What Physicians Should do with a Partnership K-1 Held in Their S-Corp
- Kenneth Eremita
- Jun 4
- 2 min read

If you’re a physician working with a group like Vituity (ie CEP America), there’s a good chance you’re receiving income via a Partnership K-1. And if that K-1 is issued to your wholly owned S corporation, you’ve got a unique setup with some very specific compliance responsibilities.
This structure can be effective for tax planning, but only if executed properly. Here's what you need to know to avoid common (and costly) mistakes.

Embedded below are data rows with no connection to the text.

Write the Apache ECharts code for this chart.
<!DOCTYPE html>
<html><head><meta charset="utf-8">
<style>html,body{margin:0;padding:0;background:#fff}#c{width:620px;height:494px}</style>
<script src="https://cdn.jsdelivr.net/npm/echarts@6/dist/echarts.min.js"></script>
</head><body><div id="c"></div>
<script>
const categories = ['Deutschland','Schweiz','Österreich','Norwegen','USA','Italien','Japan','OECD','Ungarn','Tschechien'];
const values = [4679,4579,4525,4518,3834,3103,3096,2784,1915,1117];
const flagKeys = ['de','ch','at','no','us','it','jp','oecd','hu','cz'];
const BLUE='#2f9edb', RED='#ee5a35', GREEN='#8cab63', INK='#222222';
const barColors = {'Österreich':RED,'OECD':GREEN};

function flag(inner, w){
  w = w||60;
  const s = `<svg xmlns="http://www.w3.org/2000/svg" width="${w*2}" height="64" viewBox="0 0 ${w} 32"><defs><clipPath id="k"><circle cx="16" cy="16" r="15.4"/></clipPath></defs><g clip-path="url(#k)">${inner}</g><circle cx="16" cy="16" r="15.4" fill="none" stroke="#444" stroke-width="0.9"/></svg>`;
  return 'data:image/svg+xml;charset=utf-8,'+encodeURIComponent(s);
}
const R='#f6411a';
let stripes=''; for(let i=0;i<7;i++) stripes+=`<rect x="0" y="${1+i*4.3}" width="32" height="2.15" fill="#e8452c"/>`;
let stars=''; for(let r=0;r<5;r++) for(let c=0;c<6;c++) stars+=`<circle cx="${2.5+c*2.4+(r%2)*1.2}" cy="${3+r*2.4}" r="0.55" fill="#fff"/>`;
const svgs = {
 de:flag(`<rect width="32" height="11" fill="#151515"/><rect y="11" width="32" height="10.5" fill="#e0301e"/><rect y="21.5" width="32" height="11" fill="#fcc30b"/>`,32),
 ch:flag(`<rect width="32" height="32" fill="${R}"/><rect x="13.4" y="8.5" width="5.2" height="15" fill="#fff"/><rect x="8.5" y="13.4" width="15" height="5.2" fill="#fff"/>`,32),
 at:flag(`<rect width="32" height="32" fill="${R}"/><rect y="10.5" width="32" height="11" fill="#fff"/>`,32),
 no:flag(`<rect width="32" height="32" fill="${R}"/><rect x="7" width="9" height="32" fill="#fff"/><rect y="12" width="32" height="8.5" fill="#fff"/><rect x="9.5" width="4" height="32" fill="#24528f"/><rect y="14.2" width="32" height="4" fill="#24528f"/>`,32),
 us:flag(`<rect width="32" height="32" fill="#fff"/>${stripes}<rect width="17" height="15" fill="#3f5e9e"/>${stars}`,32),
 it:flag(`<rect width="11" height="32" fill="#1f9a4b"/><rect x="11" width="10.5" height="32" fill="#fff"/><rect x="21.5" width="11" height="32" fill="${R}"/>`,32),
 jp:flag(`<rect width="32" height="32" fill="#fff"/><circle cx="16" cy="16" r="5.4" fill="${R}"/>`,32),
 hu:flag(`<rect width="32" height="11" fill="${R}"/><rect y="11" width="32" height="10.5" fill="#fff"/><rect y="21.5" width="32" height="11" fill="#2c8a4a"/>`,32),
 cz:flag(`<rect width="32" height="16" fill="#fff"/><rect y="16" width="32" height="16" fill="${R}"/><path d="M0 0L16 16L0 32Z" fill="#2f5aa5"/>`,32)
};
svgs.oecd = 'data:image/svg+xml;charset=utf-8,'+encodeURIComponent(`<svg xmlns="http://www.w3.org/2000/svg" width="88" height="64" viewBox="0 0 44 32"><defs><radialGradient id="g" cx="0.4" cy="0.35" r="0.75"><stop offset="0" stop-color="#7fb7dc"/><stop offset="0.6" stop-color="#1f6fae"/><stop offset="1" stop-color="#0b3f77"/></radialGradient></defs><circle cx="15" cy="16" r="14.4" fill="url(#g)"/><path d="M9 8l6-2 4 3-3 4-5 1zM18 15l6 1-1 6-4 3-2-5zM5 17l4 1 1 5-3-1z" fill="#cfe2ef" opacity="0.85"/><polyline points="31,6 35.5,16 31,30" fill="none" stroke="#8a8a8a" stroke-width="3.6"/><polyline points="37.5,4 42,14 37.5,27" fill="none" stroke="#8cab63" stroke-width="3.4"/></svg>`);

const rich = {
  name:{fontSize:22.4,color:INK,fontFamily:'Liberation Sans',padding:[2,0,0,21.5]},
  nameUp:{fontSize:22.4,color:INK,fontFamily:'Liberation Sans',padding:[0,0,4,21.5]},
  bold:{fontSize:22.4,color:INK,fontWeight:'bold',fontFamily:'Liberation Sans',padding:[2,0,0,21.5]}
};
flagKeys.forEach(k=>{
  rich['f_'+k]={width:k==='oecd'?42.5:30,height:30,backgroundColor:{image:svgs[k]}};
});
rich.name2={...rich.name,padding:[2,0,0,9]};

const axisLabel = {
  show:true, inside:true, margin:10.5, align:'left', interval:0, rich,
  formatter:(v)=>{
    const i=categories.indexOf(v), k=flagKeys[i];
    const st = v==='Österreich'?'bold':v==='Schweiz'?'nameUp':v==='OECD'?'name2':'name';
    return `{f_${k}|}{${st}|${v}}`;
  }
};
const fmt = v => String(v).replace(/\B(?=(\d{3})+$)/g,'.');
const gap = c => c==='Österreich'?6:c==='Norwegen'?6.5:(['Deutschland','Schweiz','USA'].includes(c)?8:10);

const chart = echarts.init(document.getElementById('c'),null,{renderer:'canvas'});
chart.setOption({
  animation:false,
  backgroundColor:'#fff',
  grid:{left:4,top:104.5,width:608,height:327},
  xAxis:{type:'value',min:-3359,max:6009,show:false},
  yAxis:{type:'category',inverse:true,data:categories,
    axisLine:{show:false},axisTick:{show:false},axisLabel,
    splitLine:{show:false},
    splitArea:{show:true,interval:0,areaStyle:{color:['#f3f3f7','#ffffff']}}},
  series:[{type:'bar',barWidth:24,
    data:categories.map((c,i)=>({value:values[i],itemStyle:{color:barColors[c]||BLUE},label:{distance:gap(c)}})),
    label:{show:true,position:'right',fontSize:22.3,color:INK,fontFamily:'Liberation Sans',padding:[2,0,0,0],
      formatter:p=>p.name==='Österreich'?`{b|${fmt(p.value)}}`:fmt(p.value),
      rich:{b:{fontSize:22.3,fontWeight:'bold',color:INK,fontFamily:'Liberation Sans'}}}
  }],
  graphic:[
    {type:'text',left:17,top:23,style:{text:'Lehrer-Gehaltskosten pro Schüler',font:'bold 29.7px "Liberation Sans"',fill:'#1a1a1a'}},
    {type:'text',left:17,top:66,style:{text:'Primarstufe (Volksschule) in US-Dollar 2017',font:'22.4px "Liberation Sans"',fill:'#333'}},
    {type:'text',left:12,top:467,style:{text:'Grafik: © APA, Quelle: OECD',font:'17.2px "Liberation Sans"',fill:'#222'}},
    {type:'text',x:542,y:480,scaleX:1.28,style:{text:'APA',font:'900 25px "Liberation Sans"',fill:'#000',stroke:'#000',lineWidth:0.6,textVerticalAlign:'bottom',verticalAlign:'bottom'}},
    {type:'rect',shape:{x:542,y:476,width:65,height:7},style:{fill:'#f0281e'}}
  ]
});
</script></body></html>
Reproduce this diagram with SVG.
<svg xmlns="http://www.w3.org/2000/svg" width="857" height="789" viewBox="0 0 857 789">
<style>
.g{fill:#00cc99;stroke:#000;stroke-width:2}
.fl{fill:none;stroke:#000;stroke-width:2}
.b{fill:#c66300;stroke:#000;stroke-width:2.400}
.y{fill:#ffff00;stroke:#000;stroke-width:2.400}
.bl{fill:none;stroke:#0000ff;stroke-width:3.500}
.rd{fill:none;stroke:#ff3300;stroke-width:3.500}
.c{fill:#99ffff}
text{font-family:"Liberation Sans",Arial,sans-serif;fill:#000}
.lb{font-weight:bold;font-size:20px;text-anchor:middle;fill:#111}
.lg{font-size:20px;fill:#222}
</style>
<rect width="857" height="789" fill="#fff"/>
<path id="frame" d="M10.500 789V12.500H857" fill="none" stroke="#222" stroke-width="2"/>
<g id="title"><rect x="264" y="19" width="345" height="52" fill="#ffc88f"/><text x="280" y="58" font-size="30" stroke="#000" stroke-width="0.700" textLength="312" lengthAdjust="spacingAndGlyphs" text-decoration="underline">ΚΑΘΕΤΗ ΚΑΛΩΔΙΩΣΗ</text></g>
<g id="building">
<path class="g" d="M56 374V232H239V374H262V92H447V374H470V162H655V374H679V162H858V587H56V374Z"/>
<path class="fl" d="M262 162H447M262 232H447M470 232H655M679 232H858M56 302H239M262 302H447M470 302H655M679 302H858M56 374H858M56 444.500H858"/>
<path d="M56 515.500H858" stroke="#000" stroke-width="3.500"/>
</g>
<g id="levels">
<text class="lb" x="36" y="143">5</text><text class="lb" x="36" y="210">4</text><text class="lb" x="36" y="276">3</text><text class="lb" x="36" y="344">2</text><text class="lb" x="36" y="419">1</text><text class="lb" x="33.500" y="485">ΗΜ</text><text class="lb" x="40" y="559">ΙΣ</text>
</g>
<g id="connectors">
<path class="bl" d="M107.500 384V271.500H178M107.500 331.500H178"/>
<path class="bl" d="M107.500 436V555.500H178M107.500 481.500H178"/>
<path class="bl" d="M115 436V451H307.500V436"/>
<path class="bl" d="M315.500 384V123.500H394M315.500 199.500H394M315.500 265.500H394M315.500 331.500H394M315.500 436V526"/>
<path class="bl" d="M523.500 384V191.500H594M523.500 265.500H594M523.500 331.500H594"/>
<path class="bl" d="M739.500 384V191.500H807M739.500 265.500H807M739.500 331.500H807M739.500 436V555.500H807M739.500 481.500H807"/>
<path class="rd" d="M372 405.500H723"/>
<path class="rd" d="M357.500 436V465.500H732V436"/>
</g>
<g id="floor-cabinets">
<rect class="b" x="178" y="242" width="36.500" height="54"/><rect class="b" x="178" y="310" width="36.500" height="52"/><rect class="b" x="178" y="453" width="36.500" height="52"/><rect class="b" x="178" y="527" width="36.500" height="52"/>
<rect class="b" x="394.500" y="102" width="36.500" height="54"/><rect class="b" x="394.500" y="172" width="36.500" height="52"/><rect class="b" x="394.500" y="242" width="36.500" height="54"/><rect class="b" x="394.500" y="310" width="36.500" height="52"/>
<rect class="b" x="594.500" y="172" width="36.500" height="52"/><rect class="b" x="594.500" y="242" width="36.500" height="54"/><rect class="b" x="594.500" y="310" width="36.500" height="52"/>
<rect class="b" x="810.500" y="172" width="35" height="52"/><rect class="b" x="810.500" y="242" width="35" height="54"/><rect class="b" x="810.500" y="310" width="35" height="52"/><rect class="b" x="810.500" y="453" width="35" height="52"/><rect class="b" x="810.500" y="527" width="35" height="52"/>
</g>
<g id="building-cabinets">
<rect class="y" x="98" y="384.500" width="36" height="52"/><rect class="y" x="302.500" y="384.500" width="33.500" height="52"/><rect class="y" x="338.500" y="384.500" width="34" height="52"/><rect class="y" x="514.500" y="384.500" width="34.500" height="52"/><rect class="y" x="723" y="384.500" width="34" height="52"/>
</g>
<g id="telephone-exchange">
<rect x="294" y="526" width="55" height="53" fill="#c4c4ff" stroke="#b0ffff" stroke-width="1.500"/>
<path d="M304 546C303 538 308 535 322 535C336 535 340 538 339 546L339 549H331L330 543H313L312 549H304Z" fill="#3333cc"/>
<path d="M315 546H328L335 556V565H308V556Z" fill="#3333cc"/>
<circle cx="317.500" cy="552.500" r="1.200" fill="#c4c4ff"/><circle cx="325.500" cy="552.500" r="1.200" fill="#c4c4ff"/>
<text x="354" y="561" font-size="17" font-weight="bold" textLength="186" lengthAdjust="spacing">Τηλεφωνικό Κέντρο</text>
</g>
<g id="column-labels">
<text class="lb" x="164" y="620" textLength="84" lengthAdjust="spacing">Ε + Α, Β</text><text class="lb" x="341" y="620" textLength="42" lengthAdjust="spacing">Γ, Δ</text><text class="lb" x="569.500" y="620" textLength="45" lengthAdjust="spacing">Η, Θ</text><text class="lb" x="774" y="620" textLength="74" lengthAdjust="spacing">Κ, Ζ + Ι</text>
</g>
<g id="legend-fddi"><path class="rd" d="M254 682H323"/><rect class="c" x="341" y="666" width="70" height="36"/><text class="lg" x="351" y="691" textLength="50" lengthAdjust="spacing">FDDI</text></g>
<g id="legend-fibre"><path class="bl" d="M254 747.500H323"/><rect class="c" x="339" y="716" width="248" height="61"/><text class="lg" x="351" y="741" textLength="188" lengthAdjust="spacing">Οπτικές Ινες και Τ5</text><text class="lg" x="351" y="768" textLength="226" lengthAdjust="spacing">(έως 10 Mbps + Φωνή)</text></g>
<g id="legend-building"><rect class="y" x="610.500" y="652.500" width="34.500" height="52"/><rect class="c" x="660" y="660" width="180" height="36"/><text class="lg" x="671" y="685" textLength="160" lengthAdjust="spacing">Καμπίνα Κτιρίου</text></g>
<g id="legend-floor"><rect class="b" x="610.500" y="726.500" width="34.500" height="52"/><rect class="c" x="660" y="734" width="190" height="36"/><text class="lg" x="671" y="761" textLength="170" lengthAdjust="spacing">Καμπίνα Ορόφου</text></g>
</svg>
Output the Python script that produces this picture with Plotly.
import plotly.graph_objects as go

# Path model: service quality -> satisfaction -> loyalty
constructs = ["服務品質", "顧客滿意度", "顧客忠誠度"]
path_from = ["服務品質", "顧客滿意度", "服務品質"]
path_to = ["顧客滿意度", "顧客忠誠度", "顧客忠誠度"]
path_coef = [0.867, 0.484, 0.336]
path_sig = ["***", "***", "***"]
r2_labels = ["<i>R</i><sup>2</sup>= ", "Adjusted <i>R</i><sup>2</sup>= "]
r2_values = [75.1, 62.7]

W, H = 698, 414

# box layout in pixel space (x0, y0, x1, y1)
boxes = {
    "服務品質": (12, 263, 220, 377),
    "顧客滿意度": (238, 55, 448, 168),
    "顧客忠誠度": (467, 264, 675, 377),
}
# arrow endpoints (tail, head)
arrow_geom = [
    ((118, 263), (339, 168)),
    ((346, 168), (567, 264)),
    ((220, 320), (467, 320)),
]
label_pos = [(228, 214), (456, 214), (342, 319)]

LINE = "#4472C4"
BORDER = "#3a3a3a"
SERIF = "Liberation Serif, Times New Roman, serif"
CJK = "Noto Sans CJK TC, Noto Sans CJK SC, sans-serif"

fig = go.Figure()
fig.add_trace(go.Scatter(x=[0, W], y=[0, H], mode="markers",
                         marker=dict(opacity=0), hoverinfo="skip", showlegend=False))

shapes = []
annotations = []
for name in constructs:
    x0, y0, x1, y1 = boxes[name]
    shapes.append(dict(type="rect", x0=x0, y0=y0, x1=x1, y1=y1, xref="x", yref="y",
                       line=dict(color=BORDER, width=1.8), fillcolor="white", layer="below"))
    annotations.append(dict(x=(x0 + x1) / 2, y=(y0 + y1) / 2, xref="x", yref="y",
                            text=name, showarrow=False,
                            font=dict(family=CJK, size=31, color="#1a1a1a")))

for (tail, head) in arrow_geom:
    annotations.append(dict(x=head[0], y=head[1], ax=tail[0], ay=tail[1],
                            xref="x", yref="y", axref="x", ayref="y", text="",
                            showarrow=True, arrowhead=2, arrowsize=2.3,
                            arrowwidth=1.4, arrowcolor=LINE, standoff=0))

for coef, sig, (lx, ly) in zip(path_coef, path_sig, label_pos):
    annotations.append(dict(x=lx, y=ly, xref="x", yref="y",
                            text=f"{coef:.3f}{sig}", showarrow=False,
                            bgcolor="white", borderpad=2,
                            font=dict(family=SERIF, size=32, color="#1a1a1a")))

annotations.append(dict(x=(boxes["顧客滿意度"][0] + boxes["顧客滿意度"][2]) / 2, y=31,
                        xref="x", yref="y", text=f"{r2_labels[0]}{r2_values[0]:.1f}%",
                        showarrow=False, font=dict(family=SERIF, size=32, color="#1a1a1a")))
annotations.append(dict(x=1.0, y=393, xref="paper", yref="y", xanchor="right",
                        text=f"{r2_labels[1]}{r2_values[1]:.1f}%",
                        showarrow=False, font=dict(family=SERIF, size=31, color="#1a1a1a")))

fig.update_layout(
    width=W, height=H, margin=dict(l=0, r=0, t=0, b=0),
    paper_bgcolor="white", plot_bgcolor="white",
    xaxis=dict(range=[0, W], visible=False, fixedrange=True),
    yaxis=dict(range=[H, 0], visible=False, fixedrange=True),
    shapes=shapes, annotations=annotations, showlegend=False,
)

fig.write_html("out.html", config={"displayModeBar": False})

Step 1: Operate the S-Corp Like a Real Business
Even if the S-corp exists only to hold the K-1 interest, the IRS expects you to treat it like a real entity. That means:
Bookkeeping: Use QuickBooks Online or another tool to track income and expenses. Check out our DIY accounting guide for physicians and CRNAs to get started.
Payroll: Run payroll for yourself and issue a W-2 with reasonable compensation.
Annual maintenance: File an 1120-S return, issue K-1s (yes, even to yourself), and keep clean records
Step 2: Health Insurance Must Be Run Through Payroll
If your K-1 partnership provides health insurance, or reimburses you for premiums, your S-corp must gross up that value as taxable wages to stay compliant.
Report premiums in Box 1 of your W-2🚫 Do not include them in Boxes 3 or 5 (FICA wages)
Take the self-employed health insurance deduction on your 1040 (as eligible)
Consider if the benefits are included in the Partnership K-1's Ordinary Income
Step 3: Retirement Contributions Must Follow S-Corp Rules
If the partnership offers a 401(k), or if you have your own solo plan at the S-corp level, be extremely careful:
Employee deferrals can only come from W-2 wages paid by the S-corp.
Employer contributions (profit sharing) are also capped based on wages and subject to the 415(c) annual limit.
K-1 income cannot be used to calculate 401(k) contributions from your S-corp.
This is one of the most misunderstood areas—and it's painful to fix incorrect tax filings that run afoul of this compliance consideration.
Step 4: Avoid Pitfalls with Duplicate Benefits
Thinking of adding your own health plan or solo 401(k) at the S-corp level? Make sure you’re not violating controlled group or affiliated service group rules under IRC §414.
Even if the partnership and your S-corp are legally separate, the IRS may treat them as related based on common control or service arrangements. That could disqualify your benefits plan if not structured carefully.
Why Most CPAs Don’t Catch These Mistakes
This type of hybrid structure—S-corp owning a partnership interest—is rare. Many CPAs don’t recognize:
That benefits paid by the partnership must be grossed up in S-corp payroll.
That 401(k) contributions have to tie back to W-2 wages, not K-1s.
That improperly set up plans can create disqualification risk.
These are exactly the types of complexities I handle regularly for my physician clients.